Israeli and Palestinian negotiators are holding separate followup meetings in Washington this week with Obama's Mideast envoy, George Mitchell, who hopes to bring the sides back to the negotiating table.

Abbas has repeatedly said he would not return to talks without a freeze in Israeli settlements, which is mandated by a U.S.-backed peace plan. Israel refuses to comply, offering at best to slow construction for a limited period.

The Obama administration was initially adamant about a halt to construction, but appears to have softened its stance after failing to make headway with the Israeli government on the issue.

Fatah's Central Committee, the movement's key decision-making body, met late Tuesday with Abbas to discuss his options following last week's trilateral meeting with Obama and Netanyahu.

Mohammed Dahlan, a committee member, said the panel told Abbas he must not budge.

"Settlements and negotiations are two parallel lines that will never meet," Dahlan told The Associated Press.

The settlements are being built in the West Bank and east Jerusalem, areas captured by Israel in the 1967 Mideast War and sought by the Palestinians for a future state. Nearly half a million Israelis have moved to these areas over the past four decades.

Palestinians argue that the continued construction is a major show of bad faith by Israel since the settlements gobble up more and more land.

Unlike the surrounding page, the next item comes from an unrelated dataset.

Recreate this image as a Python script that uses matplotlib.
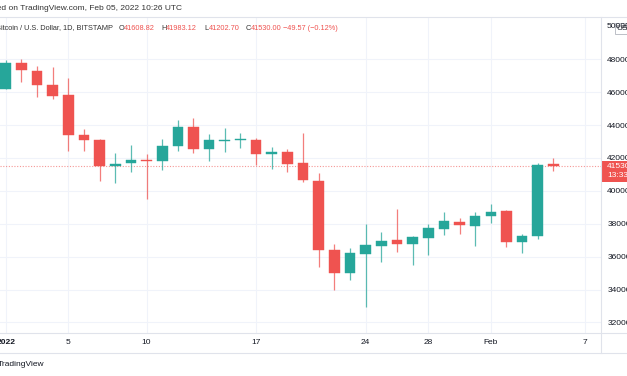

The settler population has increased by tens of thousands since the start of peace talks in 1993. Netanyahu says some construction must be allowed to accommodate what he calls "natural growth" in the settler population.

Dahlan said the 23-member committee was also unanimous in its demand that the agenda of the negotiations be defined ahead of time.

Netanyahu's predecessor, Ehud Olmert, held a series of talks with Abbas last year and agreed to tackle all so-called core issues, including a possible partition of Jerusalem. Netanyahu says Jerusalem is off-limits and says he is not bound by any promises made by Olmert.

Dahlan said he believes the Obama administration is "putting pressure on the Palestinians since they are the weakest party in the process."

"There is systematic backtracking by President Obama," Dahlan said. " There is a changing of the foundations and reference points of the negotiations, and therefore I don't expect a quick return to negotiations."